====== Record set ======

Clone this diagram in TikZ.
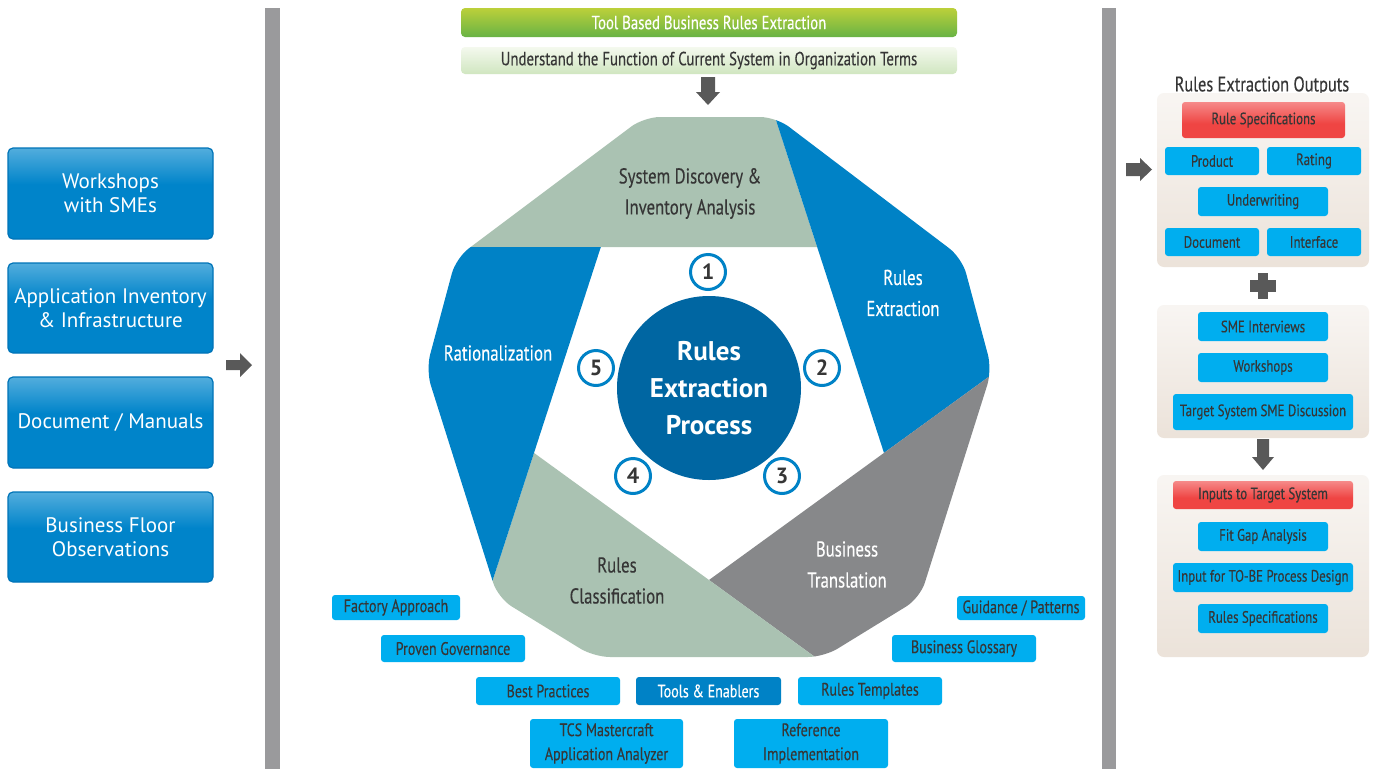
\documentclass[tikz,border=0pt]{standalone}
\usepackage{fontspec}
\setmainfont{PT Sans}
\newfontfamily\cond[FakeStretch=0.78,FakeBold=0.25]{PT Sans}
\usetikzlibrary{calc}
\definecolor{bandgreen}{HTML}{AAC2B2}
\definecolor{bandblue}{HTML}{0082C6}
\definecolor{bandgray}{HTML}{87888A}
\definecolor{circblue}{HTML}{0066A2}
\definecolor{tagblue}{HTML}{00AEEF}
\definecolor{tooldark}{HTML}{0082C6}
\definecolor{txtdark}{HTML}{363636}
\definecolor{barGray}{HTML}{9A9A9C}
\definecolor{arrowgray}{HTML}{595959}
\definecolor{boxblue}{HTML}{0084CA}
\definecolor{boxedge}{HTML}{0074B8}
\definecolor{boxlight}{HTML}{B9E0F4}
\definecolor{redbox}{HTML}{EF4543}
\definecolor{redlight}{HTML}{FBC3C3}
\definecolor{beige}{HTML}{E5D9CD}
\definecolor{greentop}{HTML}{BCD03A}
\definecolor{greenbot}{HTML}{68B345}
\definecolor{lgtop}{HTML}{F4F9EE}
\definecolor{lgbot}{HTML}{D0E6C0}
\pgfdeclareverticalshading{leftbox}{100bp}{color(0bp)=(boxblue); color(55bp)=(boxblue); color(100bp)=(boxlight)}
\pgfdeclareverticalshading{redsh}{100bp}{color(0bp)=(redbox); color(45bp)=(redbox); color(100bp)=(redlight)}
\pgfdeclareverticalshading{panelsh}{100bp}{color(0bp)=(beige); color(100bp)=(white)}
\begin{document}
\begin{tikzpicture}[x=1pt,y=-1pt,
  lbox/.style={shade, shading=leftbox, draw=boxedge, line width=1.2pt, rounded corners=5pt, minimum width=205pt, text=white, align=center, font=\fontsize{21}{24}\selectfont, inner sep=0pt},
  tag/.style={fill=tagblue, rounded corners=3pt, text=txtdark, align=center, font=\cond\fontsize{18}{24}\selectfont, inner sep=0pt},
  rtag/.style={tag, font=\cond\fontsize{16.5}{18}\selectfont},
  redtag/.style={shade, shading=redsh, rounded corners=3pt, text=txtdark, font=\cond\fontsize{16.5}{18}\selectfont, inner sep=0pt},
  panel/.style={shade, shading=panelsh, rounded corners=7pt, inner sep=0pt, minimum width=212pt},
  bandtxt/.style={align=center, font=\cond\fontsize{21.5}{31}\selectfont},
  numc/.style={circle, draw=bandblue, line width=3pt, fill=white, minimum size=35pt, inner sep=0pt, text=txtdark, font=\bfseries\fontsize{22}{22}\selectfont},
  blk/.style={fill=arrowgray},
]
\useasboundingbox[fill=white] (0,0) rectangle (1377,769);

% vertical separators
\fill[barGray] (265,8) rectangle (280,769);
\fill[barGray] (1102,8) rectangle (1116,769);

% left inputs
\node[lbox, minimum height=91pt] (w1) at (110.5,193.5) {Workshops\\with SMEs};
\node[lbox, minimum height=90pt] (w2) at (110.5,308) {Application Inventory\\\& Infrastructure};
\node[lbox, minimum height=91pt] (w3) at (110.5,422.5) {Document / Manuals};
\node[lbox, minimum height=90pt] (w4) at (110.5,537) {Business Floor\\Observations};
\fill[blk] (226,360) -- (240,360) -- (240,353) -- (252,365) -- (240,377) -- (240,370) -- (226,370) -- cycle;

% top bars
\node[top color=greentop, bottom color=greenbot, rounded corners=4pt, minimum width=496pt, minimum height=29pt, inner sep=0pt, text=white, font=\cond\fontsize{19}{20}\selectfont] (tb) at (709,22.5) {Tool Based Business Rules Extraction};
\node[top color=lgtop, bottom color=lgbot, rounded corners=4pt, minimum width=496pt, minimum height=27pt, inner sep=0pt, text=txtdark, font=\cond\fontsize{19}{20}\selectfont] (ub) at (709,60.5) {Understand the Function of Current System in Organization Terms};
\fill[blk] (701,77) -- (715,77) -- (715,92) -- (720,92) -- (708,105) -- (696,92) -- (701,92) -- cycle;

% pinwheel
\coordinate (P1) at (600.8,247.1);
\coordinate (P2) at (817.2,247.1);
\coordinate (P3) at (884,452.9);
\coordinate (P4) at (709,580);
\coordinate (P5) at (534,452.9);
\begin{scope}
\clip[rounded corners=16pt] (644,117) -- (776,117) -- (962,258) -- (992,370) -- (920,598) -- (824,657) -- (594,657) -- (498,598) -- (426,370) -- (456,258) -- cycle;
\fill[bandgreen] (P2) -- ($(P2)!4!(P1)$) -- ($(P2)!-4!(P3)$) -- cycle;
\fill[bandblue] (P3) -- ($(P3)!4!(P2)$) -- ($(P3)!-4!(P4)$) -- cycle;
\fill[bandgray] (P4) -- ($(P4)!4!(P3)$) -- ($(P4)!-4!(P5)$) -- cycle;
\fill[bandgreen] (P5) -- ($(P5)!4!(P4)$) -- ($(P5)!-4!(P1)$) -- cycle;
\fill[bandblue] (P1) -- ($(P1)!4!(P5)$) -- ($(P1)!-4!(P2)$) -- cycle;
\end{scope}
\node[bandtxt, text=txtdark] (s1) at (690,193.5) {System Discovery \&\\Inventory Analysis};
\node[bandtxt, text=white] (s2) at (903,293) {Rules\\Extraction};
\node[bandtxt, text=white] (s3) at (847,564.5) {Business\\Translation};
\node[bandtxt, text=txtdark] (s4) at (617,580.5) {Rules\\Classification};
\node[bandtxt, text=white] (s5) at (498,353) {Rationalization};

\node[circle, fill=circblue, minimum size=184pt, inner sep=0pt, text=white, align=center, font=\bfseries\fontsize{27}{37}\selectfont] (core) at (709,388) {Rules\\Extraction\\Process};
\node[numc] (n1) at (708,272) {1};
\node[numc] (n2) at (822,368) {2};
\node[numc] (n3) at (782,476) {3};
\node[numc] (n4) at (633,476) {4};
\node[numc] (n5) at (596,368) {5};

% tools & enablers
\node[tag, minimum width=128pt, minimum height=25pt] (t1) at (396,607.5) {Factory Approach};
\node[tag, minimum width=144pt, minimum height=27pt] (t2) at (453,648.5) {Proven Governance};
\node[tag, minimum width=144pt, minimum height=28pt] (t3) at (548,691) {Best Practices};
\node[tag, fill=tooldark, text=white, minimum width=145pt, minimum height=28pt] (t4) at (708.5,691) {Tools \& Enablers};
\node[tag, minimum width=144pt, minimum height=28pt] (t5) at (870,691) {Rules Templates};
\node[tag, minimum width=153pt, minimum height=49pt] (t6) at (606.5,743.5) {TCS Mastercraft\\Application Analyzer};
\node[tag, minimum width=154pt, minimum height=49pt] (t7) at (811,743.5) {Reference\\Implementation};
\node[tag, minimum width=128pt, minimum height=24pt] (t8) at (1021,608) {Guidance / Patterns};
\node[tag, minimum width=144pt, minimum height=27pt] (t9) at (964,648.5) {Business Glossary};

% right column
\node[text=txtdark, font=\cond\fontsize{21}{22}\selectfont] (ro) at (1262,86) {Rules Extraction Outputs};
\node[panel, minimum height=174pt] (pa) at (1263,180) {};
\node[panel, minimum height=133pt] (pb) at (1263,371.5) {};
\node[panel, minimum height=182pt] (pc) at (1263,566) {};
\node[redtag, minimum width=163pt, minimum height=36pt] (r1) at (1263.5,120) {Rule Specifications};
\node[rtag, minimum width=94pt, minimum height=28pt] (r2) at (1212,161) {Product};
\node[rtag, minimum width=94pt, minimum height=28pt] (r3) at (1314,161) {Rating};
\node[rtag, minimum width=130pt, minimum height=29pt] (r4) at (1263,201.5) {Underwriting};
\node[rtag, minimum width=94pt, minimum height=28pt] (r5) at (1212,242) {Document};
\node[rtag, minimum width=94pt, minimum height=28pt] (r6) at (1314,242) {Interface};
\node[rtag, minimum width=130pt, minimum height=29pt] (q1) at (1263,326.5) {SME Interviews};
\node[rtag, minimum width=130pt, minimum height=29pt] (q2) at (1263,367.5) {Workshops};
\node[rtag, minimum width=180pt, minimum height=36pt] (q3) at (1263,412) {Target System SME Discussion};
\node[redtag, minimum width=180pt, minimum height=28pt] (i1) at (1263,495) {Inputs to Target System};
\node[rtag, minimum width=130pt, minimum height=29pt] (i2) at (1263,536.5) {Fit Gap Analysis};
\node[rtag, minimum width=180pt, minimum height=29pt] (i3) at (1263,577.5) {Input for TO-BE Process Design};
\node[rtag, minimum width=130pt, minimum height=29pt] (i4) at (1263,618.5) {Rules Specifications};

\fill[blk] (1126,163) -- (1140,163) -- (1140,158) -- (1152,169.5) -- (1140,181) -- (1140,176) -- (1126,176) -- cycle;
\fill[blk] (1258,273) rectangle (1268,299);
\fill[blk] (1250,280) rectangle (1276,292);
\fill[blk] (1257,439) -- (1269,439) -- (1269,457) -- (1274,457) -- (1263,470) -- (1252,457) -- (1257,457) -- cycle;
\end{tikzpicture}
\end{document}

======
====== Record set ======

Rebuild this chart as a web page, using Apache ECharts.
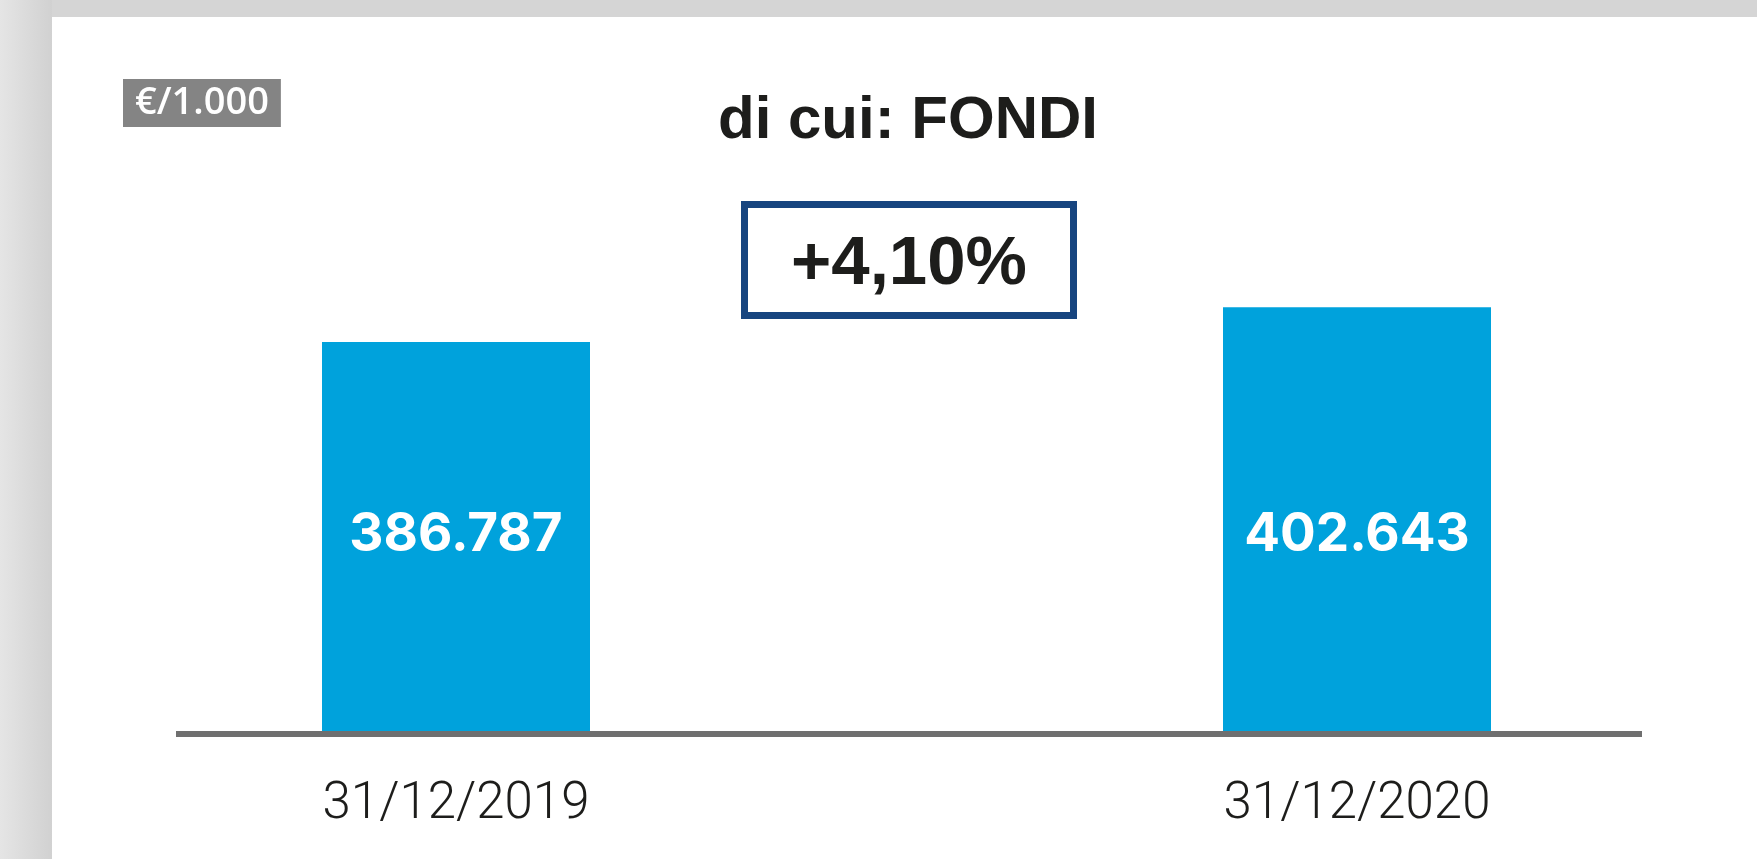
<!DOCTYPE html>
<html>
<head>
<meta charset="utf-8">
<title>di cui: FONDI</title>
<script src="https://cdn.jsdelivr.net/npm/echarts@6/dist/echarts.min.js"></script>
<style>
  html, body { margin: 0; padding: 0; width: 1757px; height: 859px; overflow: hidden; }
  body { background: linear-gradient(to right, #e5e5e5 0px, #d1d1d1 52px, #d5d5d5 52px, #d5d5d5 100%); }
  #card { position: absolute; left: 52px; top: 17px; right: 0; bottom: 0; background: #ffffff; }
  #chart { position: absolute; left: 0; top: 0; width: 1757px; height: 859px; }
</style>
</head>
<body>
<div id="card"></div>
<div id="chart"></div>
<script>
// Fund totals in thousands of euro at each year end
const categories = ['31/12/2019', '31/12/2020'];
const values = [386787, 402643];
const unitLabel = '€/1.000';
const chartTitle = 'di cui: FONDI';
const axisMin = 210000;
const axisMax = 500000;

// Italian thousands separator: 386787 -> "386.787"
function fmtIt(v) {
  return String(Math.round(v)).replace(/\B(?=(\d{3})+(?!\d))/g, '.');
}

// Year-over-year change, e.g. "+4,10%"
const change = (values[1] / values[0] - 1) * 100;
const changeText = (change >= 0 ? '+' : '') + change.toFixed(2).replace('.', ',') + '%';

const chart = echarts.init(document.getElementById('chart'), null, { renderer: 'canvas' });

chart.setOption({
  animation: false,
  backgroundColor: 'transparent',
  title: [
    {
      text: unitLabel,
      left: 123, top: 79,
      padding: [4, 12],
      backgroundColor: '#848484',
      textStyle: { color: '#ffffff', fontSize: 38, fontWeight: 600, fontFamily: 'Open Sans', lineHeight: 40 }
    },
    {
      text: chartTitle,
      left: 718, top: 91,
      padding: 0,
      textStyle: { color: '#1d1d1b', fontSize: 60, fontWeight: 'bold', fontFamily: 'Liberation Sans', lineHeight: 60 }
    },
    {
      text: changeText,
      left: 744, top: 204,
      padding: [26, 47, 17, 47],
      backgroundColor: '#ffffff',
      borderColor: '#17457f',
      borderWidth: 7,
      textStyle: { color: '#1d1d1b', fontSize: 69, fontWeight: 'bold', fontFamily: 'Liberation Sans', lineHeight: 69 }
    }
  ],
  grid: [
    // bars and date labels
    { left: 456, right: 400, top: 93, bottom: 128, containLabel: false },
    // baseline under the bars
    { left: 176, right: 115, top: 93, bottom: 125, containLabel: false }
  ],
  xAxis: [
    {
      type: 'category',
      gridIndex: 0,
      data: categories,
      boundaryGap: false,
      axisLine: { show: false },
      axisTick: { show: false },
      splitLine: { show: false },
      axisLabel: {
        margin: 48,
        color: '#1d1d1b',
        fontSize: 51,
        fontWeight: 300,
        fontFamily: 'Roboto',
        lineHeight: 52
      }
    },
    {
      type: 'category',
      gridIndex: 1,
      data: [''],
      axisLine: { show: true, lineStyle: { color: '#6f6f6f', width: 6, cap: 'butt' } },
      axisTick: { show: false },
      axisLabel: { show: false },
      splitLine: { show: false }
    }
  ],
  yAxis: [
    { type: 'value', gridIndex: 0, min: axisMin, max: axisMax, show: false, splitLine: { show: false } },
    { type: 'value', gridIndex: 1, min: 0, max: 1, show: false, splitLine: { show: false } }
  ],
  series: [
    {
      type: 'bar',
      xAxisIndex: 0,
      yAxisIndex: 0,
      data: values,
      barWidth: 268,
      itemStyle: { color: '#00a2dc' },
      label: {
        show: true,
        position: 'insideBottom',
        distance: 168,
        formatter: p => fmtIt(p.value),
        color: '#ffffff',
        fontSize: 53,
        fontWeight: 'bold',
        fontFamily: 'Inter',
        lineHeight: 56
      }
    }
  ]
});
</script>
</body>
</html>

======
====== Record set ======

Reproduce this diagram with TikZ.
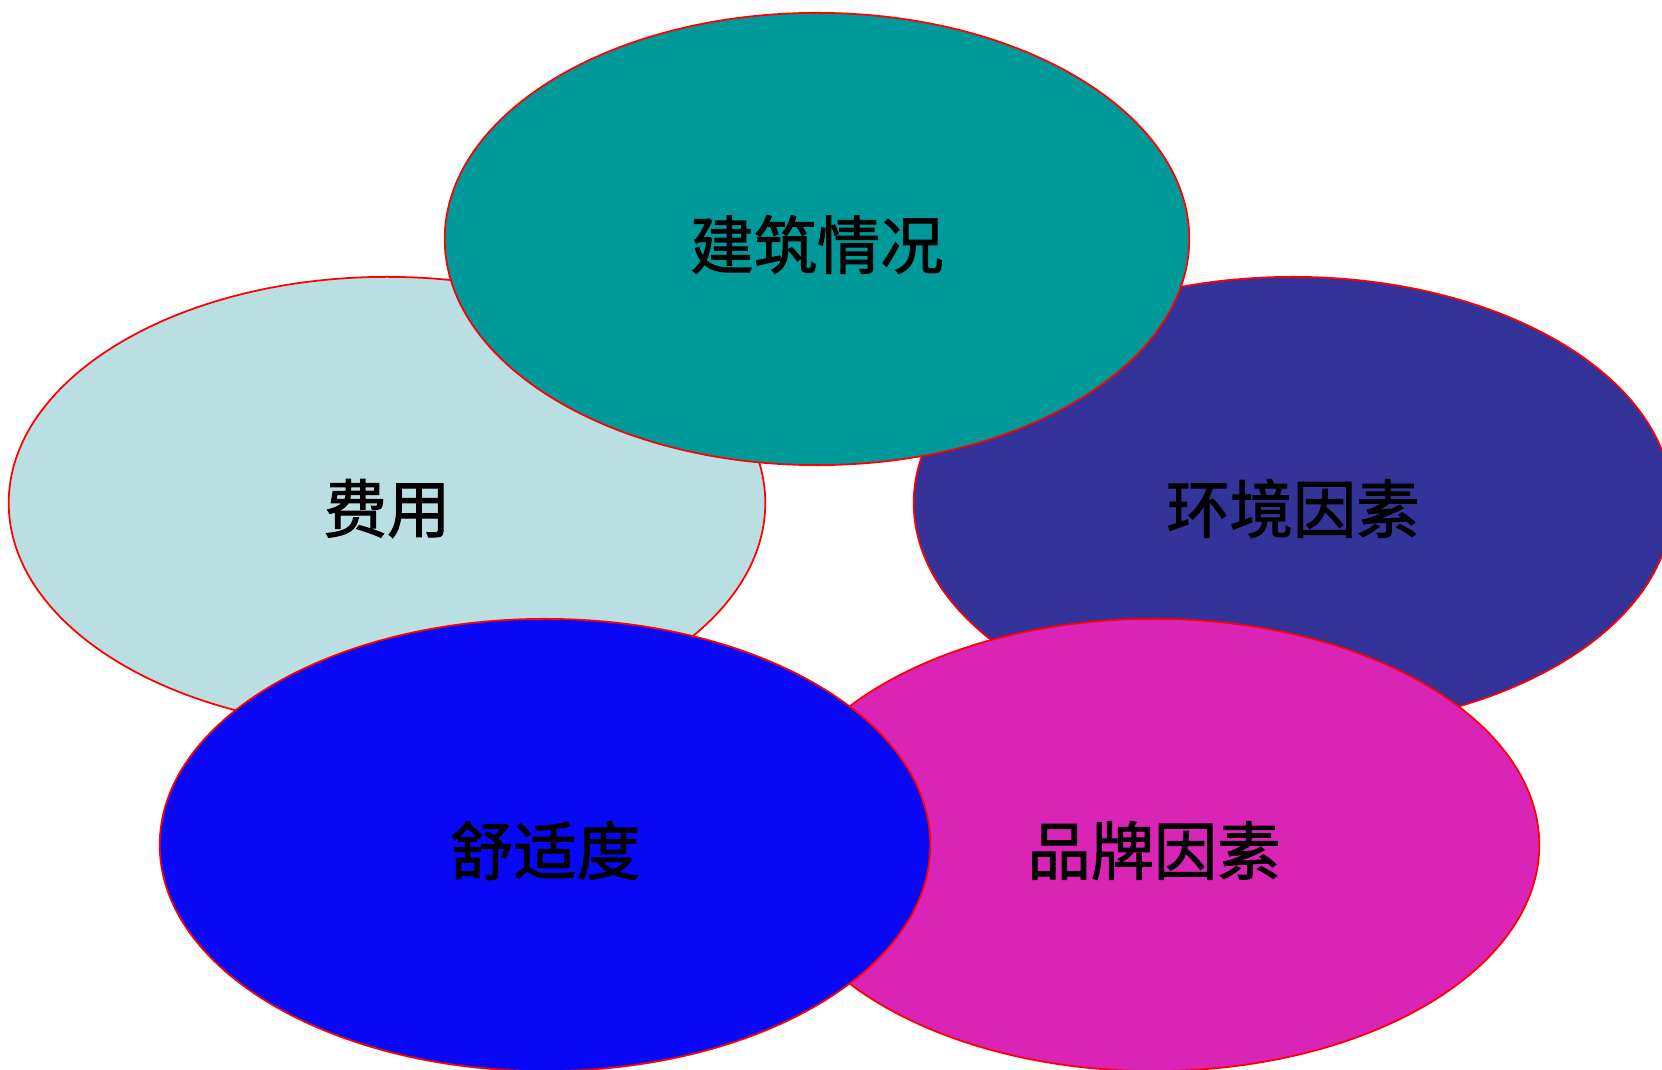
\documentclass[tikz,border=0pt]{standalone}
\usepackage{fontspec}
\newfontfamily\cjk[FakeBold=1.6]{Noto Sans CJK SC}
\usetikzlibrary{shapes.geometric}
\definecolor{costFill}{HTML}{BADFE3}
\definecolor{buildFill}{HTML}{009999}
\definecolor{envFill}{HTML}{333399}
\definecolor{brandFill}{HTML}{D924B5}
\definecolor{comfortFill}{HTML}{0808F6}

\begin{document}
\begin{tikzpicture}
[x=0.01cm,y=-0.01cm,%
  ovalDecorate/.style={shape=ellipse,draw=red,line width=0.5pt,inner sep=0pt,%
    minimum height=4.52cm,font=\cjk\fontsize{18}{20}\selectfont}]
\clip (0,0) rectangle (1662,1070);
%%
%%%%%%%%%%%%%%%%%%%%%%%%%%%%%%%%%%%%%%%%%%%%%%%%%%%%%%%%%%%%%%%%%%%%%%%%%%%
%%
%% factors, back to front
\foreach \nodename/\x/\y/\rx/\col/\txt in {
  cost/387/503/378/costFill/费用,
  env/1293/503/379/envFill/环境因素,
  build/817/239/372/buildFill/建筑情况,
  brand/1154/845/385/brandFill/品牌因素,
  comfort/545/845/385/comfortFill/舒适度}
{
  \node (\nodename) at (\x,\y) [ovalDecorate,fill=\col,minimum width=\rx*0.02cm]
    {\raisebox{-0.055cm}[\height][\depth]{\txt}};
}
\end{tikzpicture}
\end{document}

======

## Written exercise
Check each line of the records above for the word "this", then give the number of lines that have it, with no other words.

## Written answer
3